Task inputs
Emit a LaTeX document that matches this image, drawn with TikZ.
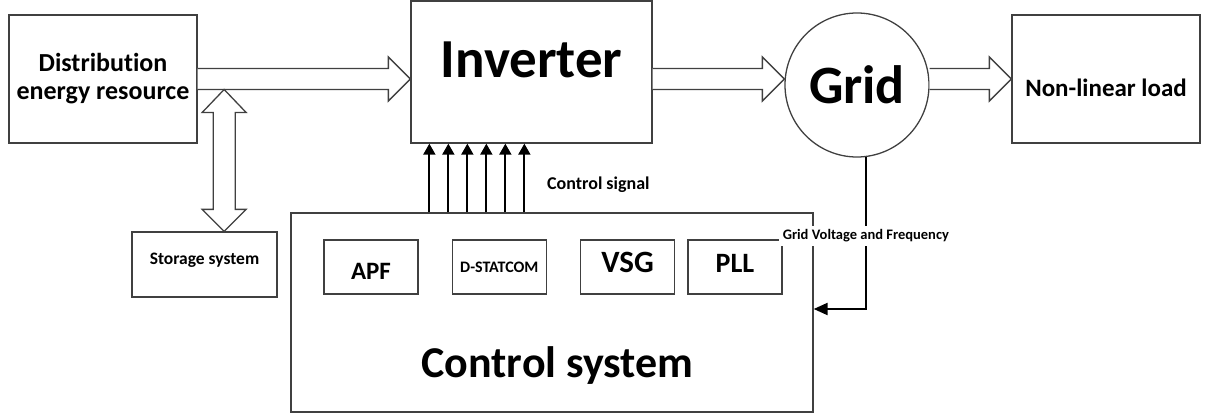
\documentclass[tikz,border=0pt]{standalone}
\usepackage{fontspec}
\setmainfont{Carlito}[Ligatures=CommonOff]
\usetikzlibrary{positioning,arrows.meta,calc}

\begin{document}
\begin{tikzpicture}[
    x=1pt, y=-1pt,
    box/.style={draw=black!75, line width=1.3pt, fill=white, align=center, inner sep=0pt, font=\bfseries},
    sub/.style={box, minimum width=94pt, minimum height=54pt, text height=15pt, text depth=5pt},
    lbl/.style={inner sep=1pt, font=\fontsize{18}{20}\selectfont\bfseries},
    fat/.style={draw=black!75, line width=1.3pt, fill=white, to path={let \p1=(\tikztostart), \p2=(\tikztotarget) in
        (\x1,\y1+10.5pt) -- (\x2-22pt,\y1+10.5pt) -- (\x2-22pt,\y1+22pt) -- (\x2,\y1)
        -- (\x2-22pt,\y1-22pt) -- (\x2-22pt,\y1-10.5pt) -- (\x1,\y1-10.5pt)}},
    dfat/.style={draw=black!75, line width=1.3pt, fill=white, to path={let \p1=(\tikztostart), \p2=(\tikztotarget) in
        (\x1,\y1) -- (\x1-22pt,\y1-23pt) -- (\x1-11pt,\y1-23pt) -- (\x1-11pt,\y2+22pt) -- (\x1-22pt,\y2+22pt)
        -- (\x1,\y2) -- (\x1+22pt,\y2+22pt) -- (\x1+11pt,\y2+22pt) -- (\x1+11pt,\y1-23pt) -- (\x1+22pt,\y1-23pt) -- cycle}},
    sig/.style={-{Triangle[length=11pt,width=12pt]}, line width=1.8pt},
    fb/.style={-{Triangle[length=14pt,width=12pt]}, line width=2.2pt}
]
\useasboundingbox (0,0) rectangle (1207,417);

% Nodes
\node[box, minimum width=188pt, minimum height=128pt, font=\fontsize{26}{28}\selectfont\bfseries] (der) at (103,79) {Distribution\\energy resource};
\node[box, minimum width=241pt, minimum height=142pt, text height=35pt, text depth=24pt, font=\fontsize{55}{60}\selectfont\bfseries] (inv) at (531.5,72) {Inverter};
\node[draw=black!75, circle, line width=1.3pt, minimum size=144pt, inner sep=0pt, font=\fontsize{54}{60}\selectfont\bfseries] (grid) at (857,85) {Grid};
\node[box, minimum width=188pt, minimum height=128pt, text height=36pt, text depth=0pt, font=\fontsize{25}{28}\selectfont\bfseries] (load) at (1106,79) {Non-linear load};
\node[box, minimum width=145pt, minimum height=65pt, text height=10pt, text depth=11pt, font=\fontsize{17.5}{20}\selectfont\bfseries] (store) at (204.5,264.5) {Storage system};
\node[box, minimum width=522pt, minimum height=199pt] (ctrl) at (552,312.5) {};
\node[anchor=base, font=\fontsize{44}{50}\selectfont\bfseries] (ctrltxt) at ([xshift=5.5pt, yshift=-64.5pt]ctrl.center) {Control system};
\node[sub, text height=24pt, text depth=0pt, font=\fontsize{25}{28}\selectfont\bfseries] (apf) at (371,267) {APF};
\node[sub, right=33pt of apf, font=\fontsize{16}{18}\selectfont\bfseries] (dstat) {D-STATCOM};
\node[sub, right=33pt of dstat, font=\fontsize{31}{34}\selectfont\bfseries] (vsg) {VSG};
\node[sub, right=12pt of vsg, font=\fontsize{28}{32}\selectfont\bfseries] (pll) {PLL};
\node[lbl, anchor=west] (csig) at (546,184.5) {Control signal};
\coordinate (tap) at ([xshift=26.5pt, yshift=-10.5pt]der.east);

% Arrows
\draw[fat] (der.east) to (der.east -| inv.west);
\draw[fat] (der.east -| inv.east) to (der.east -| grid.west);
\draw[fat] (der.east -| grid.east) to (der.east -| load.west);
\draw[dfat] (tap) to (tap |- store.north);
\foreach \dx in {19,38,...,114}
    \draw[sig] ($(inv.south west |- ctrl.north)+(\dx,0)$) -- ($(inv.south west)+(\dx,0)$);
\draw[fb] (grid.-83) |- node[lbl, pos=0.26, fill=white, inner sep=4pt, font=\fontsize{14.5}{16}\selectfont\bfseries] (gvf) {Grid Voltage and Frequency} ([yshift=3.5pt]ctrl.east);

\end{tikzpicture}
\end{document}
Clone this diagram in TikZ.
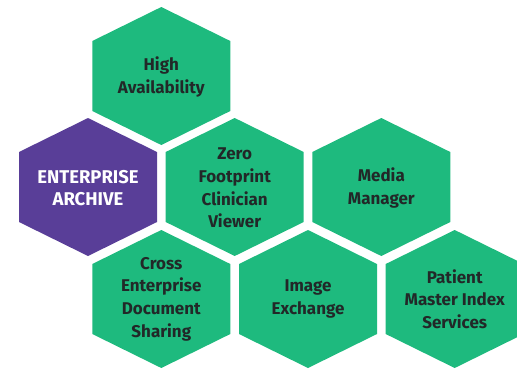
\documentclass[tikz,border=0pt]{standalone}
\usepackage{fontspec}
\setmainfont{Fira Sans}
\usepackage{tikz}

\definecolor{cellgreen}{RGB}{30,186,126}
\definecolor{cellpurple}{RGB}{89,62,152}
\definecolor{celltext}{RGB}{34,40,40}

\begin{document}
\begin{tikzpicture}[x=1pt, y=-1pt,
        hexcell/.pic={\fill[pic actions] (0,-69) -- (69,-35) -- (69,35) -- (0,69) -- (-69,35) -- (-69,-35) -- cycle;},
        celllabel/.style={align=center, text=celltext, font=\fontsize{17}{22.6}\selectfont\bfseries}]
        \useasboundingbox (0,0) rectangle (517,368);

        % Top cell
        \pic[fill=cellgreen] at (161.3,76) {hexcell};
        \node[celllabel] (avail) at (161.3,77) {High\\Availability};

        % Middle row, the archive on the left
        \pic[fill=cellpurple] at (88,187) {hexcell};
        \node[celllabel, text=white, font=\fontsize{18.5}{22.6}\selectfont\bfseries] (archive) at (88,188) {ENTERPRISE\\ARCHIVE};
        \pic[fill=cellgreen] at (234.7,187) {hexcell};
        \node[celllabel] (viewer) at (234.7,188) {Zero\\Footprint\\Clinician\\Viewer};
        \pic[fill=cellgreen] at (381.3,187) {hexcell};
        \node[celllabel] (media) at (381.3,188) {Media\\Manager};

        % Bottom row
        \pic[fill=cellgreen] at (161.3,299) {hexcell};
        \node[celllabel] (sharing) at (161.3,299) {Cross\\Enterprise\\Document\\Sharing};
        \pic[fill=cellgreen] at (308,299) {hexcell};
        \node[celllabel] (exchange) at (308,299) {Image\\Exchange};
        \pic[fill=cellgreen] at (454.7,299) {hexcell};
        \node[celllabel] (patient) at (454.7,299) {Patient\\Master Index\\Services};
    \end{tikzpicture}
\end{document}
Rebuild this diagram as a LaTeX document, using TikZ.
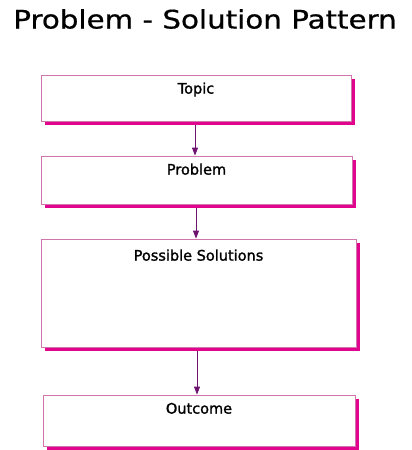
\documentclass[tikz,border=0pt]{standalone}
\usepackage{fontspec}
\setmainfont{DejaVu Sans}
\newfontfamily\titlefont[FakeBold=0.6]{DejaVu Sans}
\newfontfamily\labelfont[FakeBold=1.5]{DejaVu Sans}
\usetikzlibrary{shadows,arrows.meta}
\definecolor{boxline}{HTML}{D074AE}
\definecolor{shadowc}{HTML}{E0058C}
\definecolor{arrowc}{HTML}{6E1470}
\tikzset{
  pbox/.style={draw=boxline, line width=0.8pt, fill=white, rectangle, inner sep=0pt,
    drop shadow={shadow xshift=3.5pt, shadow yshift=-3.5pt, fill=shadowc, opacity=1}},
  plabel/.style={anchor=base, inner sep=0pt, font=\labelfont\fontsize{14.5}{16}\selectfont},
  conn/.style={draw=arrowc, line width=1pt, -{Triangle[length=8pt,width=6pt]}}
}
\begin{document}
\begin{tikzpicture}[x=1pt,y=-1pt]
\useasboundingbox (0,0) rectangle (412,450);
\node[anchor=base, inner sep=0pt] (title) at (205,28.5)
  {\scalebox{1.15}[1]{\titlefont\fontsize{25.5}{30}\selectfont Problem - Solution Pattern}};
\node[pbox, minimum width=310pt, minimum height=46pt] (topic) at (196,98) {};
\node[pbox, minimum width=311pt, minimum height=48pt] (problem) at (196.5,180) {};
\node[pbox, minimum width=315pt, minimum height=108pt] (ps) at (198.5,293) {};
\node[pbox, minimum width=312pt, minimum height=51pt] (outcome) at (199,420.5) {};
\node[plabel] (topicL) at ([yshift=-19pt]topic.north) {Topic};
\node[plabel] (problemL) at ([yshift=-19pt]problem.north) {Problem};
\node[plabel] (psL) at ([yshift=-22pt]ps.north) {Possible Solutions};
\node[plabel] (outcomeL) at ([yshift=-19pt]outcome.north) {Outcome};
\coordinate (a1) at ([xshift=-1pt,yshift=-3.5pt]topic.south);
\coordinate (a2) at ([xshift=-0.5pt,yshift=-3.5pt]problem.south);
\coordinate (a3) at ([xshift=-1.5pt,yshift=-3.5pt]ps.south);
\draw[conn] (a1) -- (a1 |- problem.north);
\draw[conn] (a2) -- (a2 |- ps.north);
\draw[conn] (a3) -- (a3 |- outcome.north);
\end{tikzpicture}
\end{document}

Work required
Up to and including the line with "(0,0) rectangle (1207,417);", copy the data above from its first line. Skip pictures.

Result
Emit a LaTeX document that matches this image, drawn with TikZ.
\documentclass[tikz,border=0pt]{standalone}
\usepackage{fontspec}
\setmainfont{Carlito}[Ligatures=CommonOff]
\usetikzlibrary{positioning,arrows.meta,calc}

\begin{document}
\begin{tikzpicture}[
    x=1pt, y=-1pt,
    box/.style={draw=black!75, line width=1.3pt, fill=white, align=center, inner sep=0pt, font=\bfseries},
    sub/.style={box, minimum width=94pt, minimum height=54pt, text height=15pt, text depth=5pt},
    lbl/.style={inner sep=1pt, font=\fontsize{18}{20}\selectfont\bfseries},
    fat/.style={draw=black!75, line width=1.3pt, fill=white, to path={let \p1=(\tikztostart), \p2=(\tikztotarget) in
        (\x1,\y1+10.5pt) -- (\x2-22pt,\y1+10.5pt) -- (\x2-22pt,\y1+22pt) -- (\x2,\y1)
        -- (\x2-22pt,\y1-22pt) -- (\x2-22pt,\y1-10.5pt) -- (\x1,\y1-10.5pt)}},
    dfat/.style={draw=black!75, line width=1.3pt, fill=white, to path={let \p1=(\tikztostart), \p2=(\tikztotarget) in
        (\x1,\y1) -- (\x1-22pt,\y1-23pt) -- (\x1-11pt,\y1-23pt) -- (\x1-11pt,\y2+22pt) -- (\x1-22pt,\y2+22pt)
        -- (\x1,\y2) -- (\x1+22pt,\y2+22pt) -- (\x1+11pt,\y2+22pt) -- (\x1+11pt,\y1-23pt) -- (\x1+22pt,\y1-23pt) -- cycle}},
    sig/.style={-{Triangle[length=11pt,width=12pt]}, line width=1.8pt},
    fb/.style={-{Triangle[length=14pt,width=12pt]}, line width=2.2pt}
]
\useasboundingbox (0,0) rectangle (1207,417);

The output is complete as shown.